The Jjajangmyeon is served in a huge, matte, stainless-steel golden bowl which are gorgeous, their noodles look different from the ones I usually had.

Instead of thick and round, the noodles here were flatter than usual. The taste was balanced with savouriness from the black bean paste and slight sweet notes from the sliced onions.

The Jjampong ($20.10) topped with prawns and cuttlefish in spicy soup with chili powder, was indeed quite spicy.

Perhaps the lack of mussels and octopus resulted in a relatively flat taste, and also lacked in terms of freshness and sweetness from other seafood.

Noodles fanatics will love the idea of having different types of noodles in one place, especially with the wide selection of Korean-style noodles here.

Read more at: Noodle Star K (Tanjong Pagar)

Mukjja Korean Chinese Restaurant
275 Thomson Road, #01-07, Singapore 307645
Opening Hours: 11:30am – 2:30pm, 5pm – 9pm (Mon, Wed – Sun), Closed Tues

MukJja, previously known as Tae Woo Restaurant, is a Korean-Chinese restaurant located in Novena Regency.

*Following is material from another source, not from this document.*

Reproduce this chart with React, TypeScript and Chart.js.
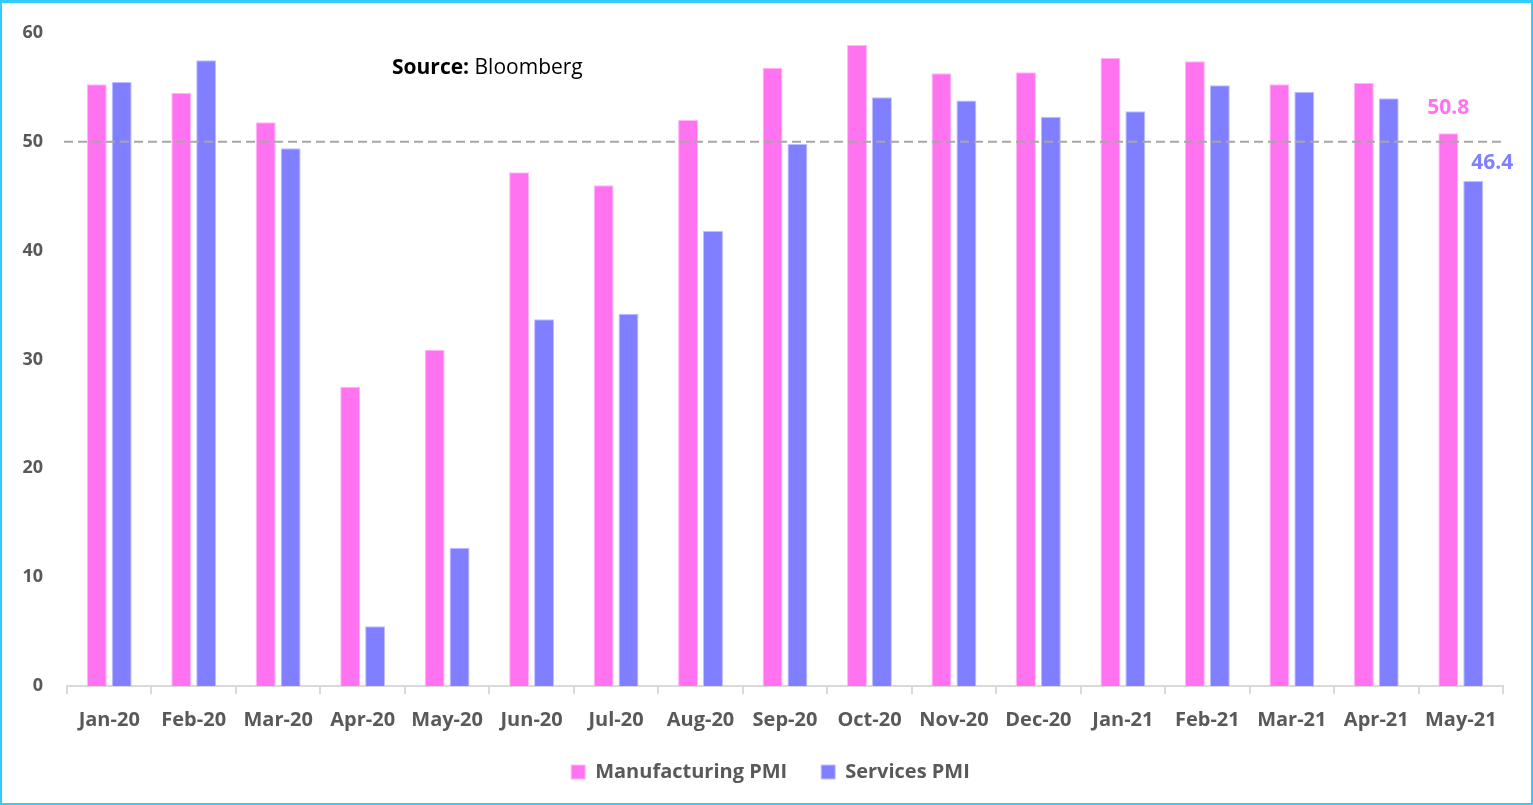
import React, { useEffect, useRef } from "react";
import { Chart, registerables } from "chart.js";

Chart.register(...registerables);

const categories = ["Jan-20", "Feb-20", "Mar-20", "Apr-20", "May-20", "Jun-20", "Jul-20", "Aug-20", "Sep-20", "Oct-20", "Nov-20", "Dec-20", "Jan-21", "Feb-21", "Mar-21", "Apr-21", "May-21"];
const manufacturingPMI = [55.3, 54.5, 51.8, 27.5, 30.9, 47.2, 46.0, 52.0, 56.8, 58.9, 56.3, 56.4, 57.7, 57.4, 55.3, 55.4, 50.8];
const servicesPMI = [55.5, 57.5, 49.4, 5.5, 12.7, 33.7, 34.2, 41.8, 49.8, 54.1, 53.8, 52.3, 52.8, 55.2, 54.6, 54.0, 46.4];
const thresholdValue = 50;
const yTicks = [0, 10, 20, 30, 40, 50, 60];

const PINK = "#FF73F0";
const BLUE = "#7F7FFF";
const TEXT = "#595959";
const FONT = "'Open Sans', Lato, sans-serif";

export default function App() {
  const ref = useRef<HTMLCanvasElement | null>(null);

  useEffect(() => {
    document.body.style.margin = "0";
    const canvas = ref.current;
    if (!canvas) return;

    const legendShift = {
      id: "legendShift",
      afterLayout(chart: any) {
        const lg = chart.legend;
        if (!lg) return;
        lg.left += 18;
        lg.right += 18;
        lg.top -= 18;
        lg.bottom -= 18;
      },
    };

    const overlay = {
      id: "overlay",
      afterDatasetsDraw(chart: any) {
        const { ctx, chartArea, scales } = chart;
        const y = scales.y.getPixelForValue(thresholdValue);
        ctx.save();
        ctx.strokeStyle = "#A6A6A6";
        ctx.lineWidth = 2;
        ctx.setLineDash([9, 5]);
        ctx.beginPath();
        ctx.moveTo(chartArea.left - 3, y);
        ctx.lineTo(chartArea.right, y);
        ctx.stroke();
        ctx.setLineDash([]);

        // last-point labels
        const last = categories.length - 1;
        const m = chart.getDatasetMeta(0).data[last];
        const s = chart.getDatasetMeta(1).data[last];
        ctx.font = `bold 21px ${FONT}`;
        ctx.textAlign = "center";
        ctx.textBaseline = "middle";
        ctx.fillStyle = PINK;
        ctx.fillText(String(manufacturingPMI[last]), m.x, m.y - 25);
        ctx.fillStyle = BLUE;
        ctx.fillText(String(servicesPMI[last]), s.x + 19, s.y - 18);

        // source
        ctx.textAlign = "left";
        ctx.fillStyle = "#000000";
        ctx.font = `bold 21px ${FONT}`;
        const sx = 390;
        const sy = 65;
        ctx.fillText("Source:", sx, sy);
        const w = ctx.measureText("Source: ").width;
        ctx.font = `21px ${FONT}`;
        ctx.fillText("Bloomberg", sx + w, sy);
        ctx.restore();
      },
    };

    const chart = new Chart(canvas, {
      type: "bar",
      data: {
        labels: categories,
        datasets: [
          {
            label: "Manufacturing PMI",
            data: manufacturingPMI,
            backgroundColor: PINK,
            borderColor: "#FFB8F7",
            borderWidth: 1,
            categoryPercentage: 0.59,
            barPercentage: 0.8,
          },
          {
            label: "Services PMI",
            data: servicesPMI,
            backgroundColor: BLUE,
            borderColor: "#BFBFFF",
            borderWidth: 1,
            categoryPercentage: 0.59,
            barPercentage: 0.8,
          },
        ],
      },
      options: {
        animation: false,
        responsive: false,
        maintainAspectRatio: false,
        layout: { padding: { top: 30, right: 28, left: 0, bottom: 1 } },
        plugins: {
          tooltip: { enabled: false },
          legend: {
            position: "bottom",
            labels: {
              boxWidth: 14,
              boxHeight: 14,
              padding: 34,
              color: TEXT,
              font: { family: FONT, size: 20, weight: "bold" },
            },
          },
        },
        scales: {
          x: {
            grid: {
              display: true,
              drawOnChartArea: false,
              offset: true,
              color: "#D9D9D9",
              tickLength: 8,
              lineWidth: 2,
            },
            border: { display: true, color: "#D9D9D9", width: 2 },
            ticks: {
              color: TEXT,
              padding: 14,
              maxRotation: 0,
              autoSkip: false,
              font: { family: FONT, size: 20, weight: "bold" },
            },
          },
          y: {
            min: 0,
            max: 60,
            afterBuildTicks(scale: any) {
              scale.ticks = yTicks.map((v) => ({ value: v }));
            },
            afterFit(scale: any) {
              scale.width = 65;
            },
            grid: { display: false },
            border: { display: false },
            ticks: {
              color: TEXT,
              padding: 16,
              font: { family: FONT, size: 18, weight: "bold" },
            },
          },
        },
      },
      plugins: [overlay, legendShift],
    });

    return () => chart.destroy();
  }, []);

  return (
    <div
      style={{
        width: 1533,
        height: 805,
        boxSizing: "border-box",
        borderTop: "3px solid #33CCFF",
        borderLeft: "2px solid #33CCFF",
        borderRight: "2px solid #33CCFF",
        borderBottom: "2px solid #33CCFF",
        background: "#FFFFFF",
        overflow: "hidden",
        position: "relative",
      }}
    >
      <canvas ref={ref} width={1529} height={808} style={{ display: "block" }} />
    </div>
  );
}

The restaurant is highly regarded for its authentic flavors and specialises in dishes like Jajangmyeon, Jjamppong, and Tangsuyuk.

Jajangmyeon features noodles topped with a thick black fermented sauce, diced pork, and vegetables. What makes their Jajangmyeon memorable is their black bean paste as well as with occasional bits of shredded meat mixed in.

The Jjamppong is another favorite, offering a spicy seafood noodle soup.

For those who can’t decide between the two, MukJja offers Jjamjameyon which includes half black bean paste noodles and half spicy seafood noodle soup.

MukJja also offers a variety of sharing dishes like Kkanpunggi, Fried Chicken in Garlic Sauce, and other sides like Fried or Boiled Dumplings, Japchae, and Ginseng Chicken Soup.